TO DO — Leave out the pictures, and write out exactly the lines from the beginning of the material to the line holding "const legendSize = 17.5;", that line included, and nothing else.

DATA EXCERPT —
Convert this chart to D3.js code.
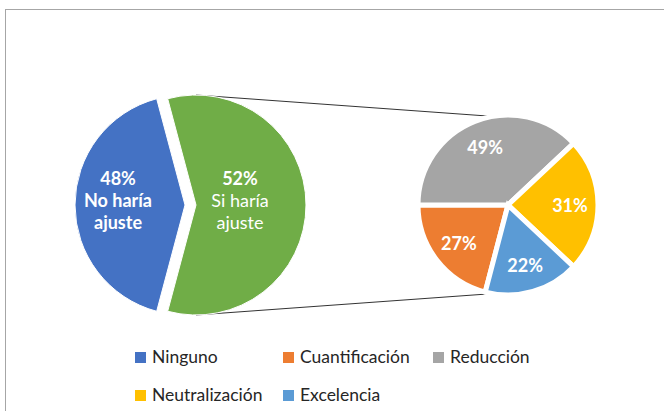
<!DOCTYPE html>
<html><head><meta charset="utf-8">
<script src="https://cdn.jsdelivr.net/npm/d3@7"></script>
<style>
body{margin:0;background:#fff}
svg{display:block}
text{font-family:Lato,"Open Sans",sans-serif}
</style>
</head><body>
<svg id="c" width="664" height="411"></svg>
<script>
// ---------- data ----------
const mainCategories = ["Ninguno", "Si haría ajuste"];
const mainPercents = [48, 52];
const mainLabelLines = [["48%", "No haría", "ajuste"], ["52%", "Si haría", "ajuste"]];
const subCategories = ["Cuantificación", "Reducción", "Neutralización", "Excelencia"];
const subPercents = [27, 49, 31, 22];
const legendLabels = ["Ninguno", "Cuantificación", "Reducción", "Neutralización", "Excelencia"];

// ---------- style / layout ----------
const colors = {
  "Ninguno": "#4472C4", "Si haría ajuste": "#70AD47",
  "Cuantificación": "#ED7D31", "Reducción": "#A5A5A5",
  "Neutralización": "#FFC000", "Excelencia": "#5B9BD5"
};
const W = 664, H = 411;
const c1 = {x: 190.5, y: 205}, r1 = 110, explode1 = 5.5;
const c2 = {x: 508, y: 205}, r2 = 90, subStroke = 5;
const mainLabelR = [67, 44];
const subLabelR = 62;
const labelSize = 18;
const legendSize = 17.5;

const svg = d3.select("#c");

// frame
svg.append("rect").attr("x", 5.5).attr("y", 9.5).attr("width", W + 20).attr("height", H + 20)
  .attr("fill", "none").attr("stroke", "#a6a6a6").attr("stroke-width", 1);

// ---------- values: Excel pie-of-pie (second plot shares scaled to the 52%) ----------
const subValues = subPercents.map(p => p / 100 * mainPercents[1]);
const otherValue = d3.sum(subValues);
const mainValues = [mainPercents[0], otherValue];

const mainData = mainCategories.map((c, i) => ({cat: c, v: mainValues[i], lines: mainLabelLines[i], lr: mainLabelR[i]}));
const blueAngle = 2 * Math.PI * mainValues[0] / d3.sum(mainValues);
const s1 = 1.5 * Math.PI - blueAngle / 2;
const pie1 = d3.pie().sort(null).value(d => d.v).startAngle(s1).endAngle(s1 + 2 * Math.PI);
const arcs1 = pie1(mainData);

const subData = subCategories.map((c, i) => ({cat: c, v: subPercents[i], p: subPercents[i]}));
const cuantAngle = 2 * Math.PI * subPercents[0] / d3.sum(subPercents);
const s2 = -0.5 * Math.PI - cuantAngle;
const pie2 = d3.pie().sort(null).value(d => d.v).startAngle(s2).endAngle(s2 + 2 * Math.PI);
const arcs2 = pie2(subData);

const arc1 = d3.arc().innerRadius(0).outerRadius(r1);
const arc2 = d3.arc().innerRadius(0).outerRadius(r2);

function offset(a, d) {
  const m = (a.startAngle + a.endAngle) / 2;
  return [d * Math.sin(m), -d * Math.cos(m)];
}

// connector lines (under pies)
const gOther = arcs1[1];
const go = offset(gOther, explode1);
const vis2 = r2 - subStroke / 2;
svg.append("line").attr("x1", c1.x + go[0]).attr("y1", c1.y - r1)
  .attr("x2", c2.x).attr("y2", c2.y - vis2).attr("stroke", "#333").attr("stroke-width", 1);
svg.append("line").attr("x1", c1.x + go[0]).attr("y1", c1.y + r1)
  .attr("x2", c2.x).attr("y2", c2.y + vis2).attr("stroke", "#333").attr("stroke-width", 1);

// main pie
const g1 = svg.append("g").attr("transform", `translate(${c1.x},${c1.y})`);
arcs1.forEach(a => {
  const o = offset(a, explode1);
  const g = g1.append("g").attr("transform", `translate(${o[0]},${o[1]})`);
  g.append("path").attr("d", arc1(a)).attr("fill", colors[a.data.cat])
    .attr("stroke", "#fff").attr("stroke-width", 1);
  const m = (a.startAngle + a.endAngle) / 2;
  const lx = a.data.lr * Math.sin(m), ly = -a.data.lr * Math.cos(m) - 5;
  const bold = a.index === 0;
  const t = g.append("text").attr("text-anchor", "middle").attr("fill", "#fff")
    .attr("font-size", labelSize);
  a.data.lines.forEach((ln, i) => {
    t.append("tspan").attr("x", lx).attr("y", ly + (i - 1) * 22)
      .attr("dominant-baseline", "central")
      .attr("font-weight", (i === 0 || bold) ? "bold" : "normal")
      .text(ln);
  });
});

// second pie
const g2 = svg.append("g").attr("transform", `translate(${c2.x},${c2.y})`);
g2.selectAll("path").data(arcs2).join("path")
  .attr("d", arc2).attr("fill", d => colors[d.data.cat])
  .attr("stroke", "#fff").attr("stroke-width", subStroke).attr("stroke-linejoin", "miter");
g2.selectAll("text").data(arcs2).join("text")
  .attr("x", d => subLabelR * Math.sin((d.startAngle + d.endAngle) / 2))
  .attr("y", d => -subLabelR * Math.cos((d.startAngle + d.endAngle) / 2))
  .attr("text-anchor", "middle").attr("dominant-baseline", "central")
  .attr("fill", "#fff").attr("font-size", labelSize).attr("font-weight", "bold")
  .text(d => d.data.p + "%");

// legend
const legX = [135, 283, 433];
const legY = [352, 390];
const leg = svg.append("g");
legendLabels.forEach((l, i) => {
  const col = i % 3, row = Math.floor(i / 3);
  const x = legX[col], y = legY[row];
  leg.append("rect").attr("x", x).attr("y", y).attr("width", 11).attr("height", 11)
    .attr("fill", colors[l]);
  leg.append("text").attr("x", x + 17).attr("y", y + 11)
    .attr("font-size", legendSize).attr("fill", "#262626").text(l);
});
</script>
</body></html>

WRITTEN REPLY —
Convert this chart to D3.js code.
<!DOCTYPE html>
<html><head><meta charset="utf-8">
<script src="https://cdn.jsdelivr.net/npm/d3@7"></script>
<style>
body{margin:0;background:#fff}
svg{display:block}
text{font-family:Lato,"Open Sans",sans-serif}
</style>
</head><body>
<svg id="c" width="664" height="411"></svg>
<script>
// ---------- data ----------
const mainCategories = ["Ninguno", "Si haría ajuste"];
const mainPercents = [48, 52];
const mainLabelLines = [["48%", "No haría", "ajuste"], ["52%", "Si haría", "ajuste"]];
const subCategories = ["Cuantificación", "Reducción", "Neutralización", "Excelencia"];
const subPercents = [27, 49, 31, 22];
const legendLabels = ["Ninguno", "Cuantificación", "Reducción", "Neutralización", "Excelencia"];

// ---------- style / layout ----------
const colors = {
  "Ninguno": "#4472C4", "Si haría ajuste": "#70AD47",
  "Cuantificación": "#ED7D31", "Reducción": "#A5A5A5",
  "Neutralización": "#FFC000", "Excelencia": "#5B9BD5"
};
const W = 664, H = 411;
const c1 = {x: 190.5, y: 205}, r1 = 110, explode1 = 5.5;
const c2 = {x: 508, y: 205}, r2 = 90, subStroke = 5;
const mainLabelR = [67, 44];
const subLabelR = 62;
const labelSize = 18;
const legendSize = 17.5;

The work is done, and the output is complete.